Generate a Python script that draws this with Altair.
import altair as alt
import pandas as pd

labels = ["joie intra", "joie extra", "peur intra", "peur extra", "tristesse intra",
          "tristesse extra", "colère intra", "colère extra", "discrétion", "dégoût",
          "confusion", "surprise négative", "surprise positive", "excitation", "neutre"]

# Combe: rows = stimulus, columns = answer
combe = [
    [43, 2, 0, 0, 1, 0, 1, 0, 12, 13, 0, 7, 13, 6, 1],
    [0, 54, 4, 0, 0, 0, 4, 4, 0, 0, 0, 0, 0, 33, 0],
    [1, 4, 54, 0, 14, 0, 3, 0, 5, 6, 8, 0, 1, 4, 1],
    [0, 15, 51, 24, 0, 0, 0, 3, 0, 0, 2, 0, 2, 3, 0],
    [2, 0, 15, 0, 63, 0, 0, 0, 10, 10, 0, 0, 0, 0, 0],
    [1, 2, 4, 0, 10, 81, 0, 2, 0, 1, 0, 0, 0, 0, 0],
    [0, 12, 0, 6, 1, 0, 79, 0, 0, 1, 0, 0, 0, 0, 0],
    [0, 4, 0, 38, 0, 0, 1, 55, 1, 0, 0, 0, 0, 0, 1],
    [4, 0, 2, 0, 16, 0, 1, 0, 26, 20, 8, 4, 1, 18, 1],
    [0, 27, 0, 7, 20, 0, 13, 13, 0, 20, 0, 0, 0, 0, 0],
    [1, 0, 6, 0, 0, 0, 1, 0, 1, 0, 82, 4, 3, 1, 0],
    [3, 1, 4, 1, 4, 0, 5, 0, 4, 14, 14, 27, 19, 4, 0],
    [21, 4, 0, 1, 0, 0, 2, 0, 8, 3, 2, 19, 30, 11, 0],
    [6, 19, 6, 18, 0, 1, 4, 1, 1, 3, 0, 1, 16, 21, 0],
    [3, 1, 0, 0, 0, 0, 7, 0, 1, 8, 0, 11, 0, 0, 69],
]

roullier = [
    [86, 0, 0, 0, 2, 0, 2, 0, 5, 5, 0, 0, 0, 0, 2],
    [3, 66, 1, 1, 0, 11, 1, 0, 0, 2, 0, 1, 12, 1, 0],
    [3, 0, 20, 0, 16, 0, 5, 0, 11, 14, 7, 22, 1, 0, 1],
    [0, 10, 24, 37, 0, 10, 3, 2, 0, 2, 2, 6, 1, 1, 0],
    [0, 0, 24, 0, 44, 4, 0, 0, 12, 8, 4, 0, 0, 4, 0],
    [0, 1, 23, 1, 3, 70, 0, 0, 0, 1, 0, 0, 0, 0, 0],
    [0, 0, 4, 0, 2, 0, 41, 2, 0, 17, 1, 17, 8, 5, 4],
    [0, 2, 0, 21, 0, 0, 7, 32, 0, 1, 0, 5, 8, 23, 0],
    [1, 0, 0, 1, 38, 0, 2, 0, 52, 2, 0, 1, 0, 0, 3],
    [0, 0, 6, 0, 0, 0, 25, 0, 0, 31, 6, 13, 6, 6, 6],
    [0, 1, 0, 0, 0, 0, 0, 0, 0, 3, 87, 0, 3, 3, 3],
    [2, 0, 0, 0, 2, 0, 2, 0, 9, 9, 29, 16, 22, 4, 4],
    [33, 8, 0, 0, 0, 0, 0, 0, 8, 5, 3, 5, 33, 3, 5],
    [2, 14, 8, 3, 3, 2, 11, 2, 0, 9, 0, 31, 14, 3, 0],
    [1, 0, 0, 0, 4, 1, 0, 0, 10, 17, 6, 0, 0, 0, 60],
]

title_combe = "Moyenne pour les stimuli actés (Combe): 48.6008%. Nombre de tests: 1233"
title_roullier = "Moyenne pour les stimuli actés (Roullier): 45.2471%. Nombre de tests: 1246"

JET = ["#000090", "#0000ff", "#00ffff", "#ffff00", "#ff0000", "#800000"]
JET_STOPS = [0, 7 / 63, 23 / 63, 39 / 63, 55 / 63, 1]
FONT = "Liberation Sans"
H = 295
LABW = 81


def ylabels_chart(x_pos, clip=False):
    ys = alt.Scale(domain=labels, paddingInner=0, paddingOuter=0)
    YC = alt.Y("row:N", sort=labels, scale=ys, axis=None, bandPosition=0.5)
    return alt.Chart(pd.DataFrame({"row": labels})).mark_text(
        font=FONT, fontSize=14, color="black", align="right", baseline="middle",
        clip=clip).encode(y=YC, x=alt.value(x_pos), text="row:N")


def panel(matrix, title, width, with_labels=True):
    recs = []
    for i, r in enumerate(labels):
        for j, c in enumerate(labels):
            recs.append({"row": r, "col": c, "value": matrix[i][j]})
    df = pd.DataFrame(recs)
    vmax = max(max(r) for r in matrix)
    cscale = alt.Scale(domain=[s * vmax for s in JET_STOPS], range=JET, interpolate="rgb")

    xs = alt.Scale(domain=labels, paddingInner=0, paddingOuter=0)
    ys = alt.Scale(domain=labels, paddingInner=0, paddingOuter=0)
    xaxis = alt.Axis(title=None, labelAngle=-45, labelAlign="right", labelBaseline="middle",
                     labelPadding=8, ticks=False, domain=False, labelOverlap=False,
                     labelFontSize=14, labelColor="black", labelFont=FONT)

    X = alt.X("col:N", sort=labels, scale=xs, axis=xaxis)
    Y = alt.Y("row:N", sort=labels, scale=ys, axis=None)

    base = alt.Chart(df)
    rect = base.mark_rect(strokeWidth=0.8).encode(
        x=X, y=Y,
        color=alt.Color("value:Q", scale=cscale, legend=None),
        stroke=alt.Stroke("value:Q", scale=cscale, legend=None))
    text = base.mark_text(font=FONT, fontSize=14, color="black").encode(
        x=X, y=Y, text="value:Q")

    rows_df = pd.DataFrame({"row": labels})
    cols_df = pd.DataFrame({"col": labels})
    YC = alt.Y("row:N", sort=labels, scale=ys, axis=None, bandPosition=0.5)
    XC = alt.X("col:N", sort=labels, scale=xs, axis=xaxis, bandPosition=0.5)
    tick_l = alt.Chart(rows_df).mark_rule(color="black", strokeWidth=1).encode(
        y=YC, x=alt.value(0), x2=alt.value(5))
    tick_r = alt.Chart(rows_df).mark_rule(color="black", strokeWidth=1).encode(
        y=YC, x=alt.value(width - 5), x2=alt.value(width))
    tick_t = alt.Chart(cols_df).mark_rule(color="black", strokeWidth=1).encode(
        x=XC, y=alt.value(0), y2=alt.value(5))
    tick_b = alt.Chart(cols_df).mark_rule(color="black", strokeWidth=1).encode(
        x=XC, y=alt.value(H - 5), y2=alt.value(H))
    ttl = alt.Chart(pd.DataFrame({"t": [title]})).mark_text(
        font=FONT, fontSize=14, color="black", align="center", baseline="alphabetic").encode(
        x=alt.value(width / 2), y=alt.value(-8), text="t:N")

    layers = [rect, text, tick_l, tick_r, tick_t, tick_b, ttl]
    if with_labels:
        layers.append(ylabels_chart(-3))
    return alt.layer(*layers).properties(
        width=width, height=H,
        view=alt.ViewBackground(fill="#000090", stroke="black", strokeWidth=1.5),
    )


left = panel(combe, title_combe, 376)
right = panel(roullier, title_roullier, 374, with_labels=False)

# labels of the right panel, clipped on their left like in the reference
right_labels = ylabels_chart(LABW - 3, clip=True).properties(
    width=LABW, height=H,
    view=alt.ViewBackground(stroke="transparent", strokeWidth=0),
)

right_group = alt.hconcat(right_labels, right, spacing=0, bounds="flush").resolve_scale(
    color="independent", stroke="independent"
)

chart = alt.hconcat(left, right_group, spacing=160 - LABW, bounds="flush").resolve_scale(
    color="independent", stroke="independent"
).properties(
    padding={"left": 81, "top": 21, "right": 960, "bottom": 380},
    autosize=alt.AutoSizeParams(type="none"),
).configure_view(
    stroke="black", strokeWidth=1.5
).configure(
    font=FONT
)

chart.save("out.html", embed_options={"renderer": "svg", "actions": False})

* GIVEN INSTRUCTION: In the listing above, please print only the lines from the first one to the line where "import pandas as pd" appears, exactly as written, both of those lines included.

* SOLUTION BELOW:
Generate a Python script that draws this with Altair.
import altair as alt
import pandas as pd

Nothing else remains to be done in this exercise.